Rowe declines to provide a view on the measure, but says that from her experience the critical thing about running a large private office is communication: “Communication with the private secretaries; with the minister; with the permanent secretary and officials; with special advisers – and making sure that everybody who needs to be in the tent at a particular time is there.” The arrival of a 24-hour news media has heightened the importance of keeping everyone up to speed, she adds.

Rowe nearly became caught up in another recent reform, the bonfire of the quangos. “Somebody in the Cabinet Office put the Supreme Court on the list of quangos,” she says, adding “Quite, thank you!” as I inadvertently gurn a bemused look. “The… Supreme… Court… Is… Not… A… ‘Quango’.”

It’s been a wide-ranging interview, with Rowe drawing on her vast experience of public life in a variety of careers (see box). “People use generalist in a pejorative way; it doesn’t need to be,” she says. Some people make an interview all about their personal initiatives and aims, but it’s noticeable that Rowe has made it about the institution she works for. Her love of the court is clear as we wander through it for the photoshoot, with her pointing out interesting architectural features.

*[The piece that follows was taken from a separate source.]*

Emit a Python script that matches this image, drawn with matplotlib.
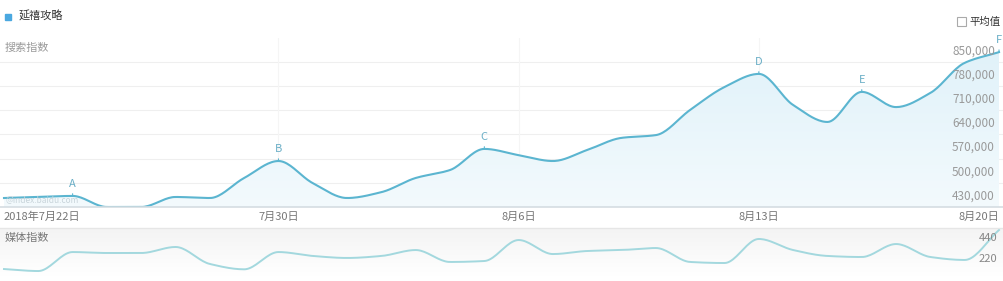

When the court was established, she recalls, “I wondered how long we would be described as the ‘new Supreme Court’, but it was quite striking how quickly we were accepted as part of the fabric of the judicial system.” Her organisation tries to be as open to the public as possible, posting videos on YouTube and putting cameras in the courts for broadcasters. “We’re not hiding behind anything: we put as much information as we can out into the public domain,” she says. And in a pleasingly unstuffy way, Rowe ends with a phrase that perhaps best sums up the Supreme Court. “We do our best.”